A bipartisan group of retired generals, including David Petraeus, Michael Hayden and Stanley McChrystal, was also critical of the bill.

“For these individuals, possession of a firearm could be fatal,” they wrote in a recent letter to leaders of both chambers of Congress.

“The Veterans 2nd Amendment Protection Act would put at risk the safety of these veterans and our communities by changing the standard for gun prohibition, so the VA’s determinations would no longer stop a veteran from obtaining a gun,” they wrote. “Instead, the names of veterans already in the background check system would be erased, putting them at much greater risk of self-harm. This would be irresponsible, dangerous, and life threatening to those who need access to care, not weapons.”

Republicans argued that the current rules deprive veterans of their Second Amendment rights without due process, although the recently passed 21st Century Cures Act added new steps to ensure veterans can challenge the VA’s decision to add them to the NICS.

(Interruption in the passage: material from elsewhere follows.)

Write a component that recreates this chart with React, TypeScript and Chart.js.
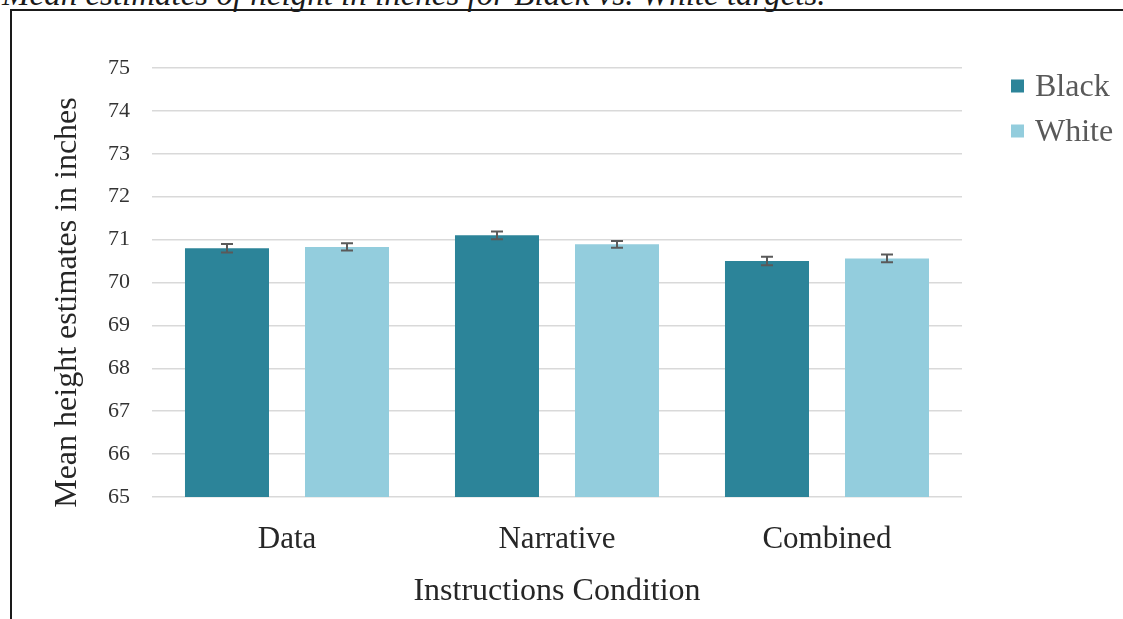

Rep. Phil Roe (R-Tenn.), the measure’s main sponsor, said he was “personally devastated” by the alarming veteran suicide rate, but that taking guns away from distressed vets was not the answer.

“Denying veterans who have fiduciaries their constitutional rights will not end veteran suicide,” Roe said. “And it’s unfair to paint all veterans who may need a fiduciary with the same broad stroke, and to assume that just because someone needs assistance with their financial affairs that they may also be violent and a danger, or that they’re contemplating suicide. That’s just plain wrong.”

The National Rifle Association praised the legislation, and urged the Senate to pass a similar bill there.

“The constitutional rights of our veterans must be strongly protected,” said Chris W. Cox, executive director, NRA-ILA. “Needing help managing your money does not make you a danger to society. The NRA is pleased with the House vote today and we look forward to the Senate taking action soon.”

This is the second major move the GOP has made this year to ensure that people with mental health conditions can buy guns. Congress passed a bill last month that blocked the Social Security Administration from referring the names of people who are mentally ill and unable to manage their affairs.

This story has been updated to include comment from Cox.